→ **Goal**: Using the data beneath this instruction, retype only the lines from the one that contains "Reproduce this chart" down to the one that contains "import * as echarts from 'echarts';", both included, exactly as they appear.

[begin Data supplied]

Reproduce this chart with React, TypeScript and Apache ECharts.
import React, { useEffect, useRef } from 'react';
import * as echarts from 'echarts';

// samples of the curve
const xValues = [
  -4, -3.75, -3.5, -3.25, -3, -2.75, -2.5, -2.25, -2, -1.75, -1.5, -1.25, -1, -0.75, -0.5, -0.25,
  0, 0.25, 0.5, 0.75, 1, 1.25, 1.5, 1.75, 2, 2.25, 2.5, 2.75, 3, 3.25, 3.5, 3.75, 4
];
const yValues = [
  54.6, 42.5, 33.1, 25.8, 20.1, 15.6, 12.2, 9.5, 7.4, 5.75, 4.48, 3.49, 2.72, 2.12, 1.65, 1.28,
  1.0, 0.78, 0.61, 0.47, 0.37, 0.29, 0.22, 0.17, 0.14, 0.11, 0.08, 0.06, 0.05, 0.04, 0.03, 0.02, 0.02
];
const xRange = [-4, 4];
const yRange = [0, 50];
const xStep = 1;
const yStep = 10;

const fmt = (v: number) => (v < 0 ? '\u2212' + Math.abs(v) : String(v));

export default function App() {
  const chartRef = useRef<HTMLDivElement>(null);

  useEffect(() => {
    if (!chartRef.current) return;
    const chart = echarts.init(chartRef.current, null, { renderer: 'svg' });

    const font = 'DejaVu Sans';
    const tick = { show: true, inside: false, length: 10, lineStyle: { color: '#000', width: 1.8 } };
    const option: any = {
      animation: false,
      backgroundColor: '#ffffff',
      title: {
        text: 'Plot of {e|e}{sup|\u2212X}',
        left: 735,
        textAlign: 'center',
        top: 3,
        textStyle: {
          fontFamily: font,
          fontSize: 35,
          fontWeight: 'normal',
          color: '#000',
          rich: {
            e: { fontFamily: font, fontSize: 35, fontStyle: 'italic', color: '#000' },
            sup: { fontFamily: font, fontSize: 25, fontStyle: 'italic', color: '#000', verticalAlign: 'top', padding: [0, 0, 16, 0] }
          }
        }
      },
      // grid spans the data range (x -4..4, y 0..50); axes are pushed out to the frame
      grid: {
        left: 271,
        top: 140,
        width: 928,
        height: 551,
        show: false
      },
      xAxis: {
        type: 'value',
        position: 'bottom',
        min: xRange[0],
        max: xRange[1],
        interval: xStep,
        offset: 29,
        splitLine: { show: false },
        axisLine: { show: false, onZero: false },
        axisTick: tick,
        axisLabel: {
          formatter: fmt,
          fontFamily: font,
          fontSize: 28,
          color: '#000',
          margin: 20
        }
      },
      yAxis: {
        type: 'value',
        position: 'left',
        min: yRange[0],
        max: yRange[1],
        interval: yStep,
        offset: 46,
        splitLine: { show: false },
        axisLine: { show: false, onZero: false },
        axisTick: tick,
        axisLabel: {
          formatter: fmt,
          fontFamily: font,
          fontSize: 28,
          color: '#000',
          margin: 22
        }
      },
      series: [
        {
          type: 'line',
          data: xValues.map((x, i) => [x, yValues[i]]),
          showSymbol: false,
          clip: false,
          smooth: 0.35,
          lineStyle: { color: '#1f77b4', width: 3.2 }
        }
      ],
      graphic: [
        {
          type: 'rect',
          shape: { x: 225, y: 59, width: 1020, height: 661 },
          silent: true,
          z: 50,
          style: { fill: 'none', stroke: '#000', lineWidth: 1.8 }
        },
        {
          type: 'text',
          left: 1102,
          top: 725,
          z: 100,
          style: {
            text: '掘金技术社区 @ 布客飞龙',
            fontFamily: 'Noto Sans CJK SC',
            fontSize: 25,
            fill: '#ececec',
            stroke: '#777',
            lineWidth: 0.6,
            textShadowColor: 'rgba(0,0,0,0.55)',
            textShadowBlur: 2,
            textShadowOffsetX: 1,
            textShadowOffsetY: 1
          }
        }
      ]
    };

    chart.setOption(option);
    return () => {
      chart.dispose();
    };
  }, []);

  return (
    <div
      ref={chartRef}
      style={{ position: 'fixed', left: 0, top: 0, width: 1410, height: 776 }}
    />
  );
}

[end Data supplied]
[begin Data supplied]

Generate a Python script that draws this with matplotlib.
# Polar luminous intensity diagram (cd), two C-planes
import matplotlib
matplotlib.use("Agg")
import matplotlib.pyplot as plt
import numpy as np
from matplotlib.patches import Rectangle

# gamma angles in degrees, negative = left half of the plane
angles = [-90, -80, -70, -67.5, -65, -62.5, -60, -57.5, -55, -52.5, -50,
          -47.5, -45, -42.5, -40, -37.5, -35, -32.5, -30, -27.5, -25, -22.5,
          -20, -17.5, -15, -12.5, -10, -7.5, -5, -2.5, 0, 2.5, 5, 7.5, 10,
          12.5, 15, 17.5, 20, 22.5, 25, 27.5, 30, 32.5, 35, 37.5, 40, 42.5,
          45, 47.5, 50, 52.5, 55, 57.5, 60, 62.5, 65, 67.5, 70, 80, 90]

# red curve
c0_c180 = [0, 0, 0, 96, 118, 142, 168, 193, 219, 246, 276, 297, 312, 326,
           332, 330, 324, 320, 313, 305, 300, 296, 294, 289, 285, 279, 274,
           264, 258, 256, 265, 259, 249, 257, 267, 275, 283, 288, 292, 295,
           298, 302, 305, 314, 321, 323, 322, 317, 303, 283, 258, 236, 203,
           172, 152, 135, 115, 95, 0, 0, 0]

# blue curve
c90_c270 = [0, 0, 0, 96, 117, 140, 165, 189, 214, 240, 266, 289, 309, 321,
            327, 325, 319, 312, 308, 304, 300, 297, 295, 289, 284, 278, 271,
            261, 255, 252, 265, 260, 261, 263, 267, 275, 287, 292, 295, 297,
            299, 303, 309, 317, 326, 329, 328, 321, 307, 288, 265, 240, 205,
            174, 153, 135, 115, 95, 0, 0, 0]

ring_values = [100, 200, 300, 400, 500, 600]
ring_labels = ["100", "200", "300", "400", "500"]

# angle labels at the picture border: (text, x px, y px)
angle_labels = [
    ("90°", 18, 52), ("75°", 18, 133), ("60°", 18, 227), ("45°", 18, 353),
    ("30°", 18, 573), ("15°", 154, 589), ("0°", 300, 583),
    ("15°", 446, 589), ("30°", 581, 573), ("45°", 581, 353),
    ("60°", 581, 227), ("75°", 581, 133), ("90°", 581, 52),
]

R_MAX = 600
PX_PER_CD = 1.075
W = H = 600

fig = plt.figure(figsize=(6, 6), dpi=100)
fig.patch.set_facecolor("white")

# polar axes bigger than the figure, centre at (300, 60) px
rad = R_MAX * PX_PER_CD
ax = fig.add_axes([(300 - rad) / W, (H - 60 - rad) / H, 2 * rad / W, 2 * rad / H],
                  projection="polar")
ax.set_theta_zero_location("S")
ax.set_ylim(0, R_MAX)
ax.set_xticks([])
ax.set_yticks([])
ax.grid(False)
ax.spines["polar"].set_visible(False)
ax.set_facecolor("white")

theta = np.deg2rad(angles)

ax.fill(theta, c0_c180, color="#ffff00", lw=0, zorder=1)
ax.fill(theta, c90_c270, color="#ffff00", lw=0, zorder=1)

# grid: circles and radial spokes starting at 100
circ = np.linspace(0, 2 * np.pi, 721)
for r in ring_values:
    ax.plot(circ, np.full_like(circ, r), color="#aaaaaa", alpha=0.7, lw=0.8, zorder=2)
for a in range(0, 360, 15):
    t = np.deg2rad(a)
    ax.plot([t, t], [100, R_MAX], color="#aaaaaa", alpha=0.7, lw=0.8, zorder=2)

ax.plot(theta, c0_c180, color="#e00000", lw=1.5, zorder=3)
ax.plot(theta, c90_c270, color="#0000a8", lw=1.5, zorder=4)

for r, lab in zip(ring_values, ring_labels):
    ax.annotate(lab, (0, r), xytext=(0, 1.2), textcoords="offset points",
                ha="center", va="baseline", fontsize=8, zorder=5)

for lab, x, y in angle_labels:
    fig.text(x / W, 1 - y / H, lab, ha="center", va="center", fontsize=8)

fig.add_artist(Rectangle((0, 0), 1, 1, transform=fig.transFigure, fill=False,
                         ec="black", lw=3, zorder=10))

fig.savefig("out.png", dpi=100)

[end Data supplied]

→ **Final answer**:
Reproduce this chart with React, TypeScript and Apache ECharts.
import React, { useEffect, useRef } from 'react';
import * as echarts from 'echarts';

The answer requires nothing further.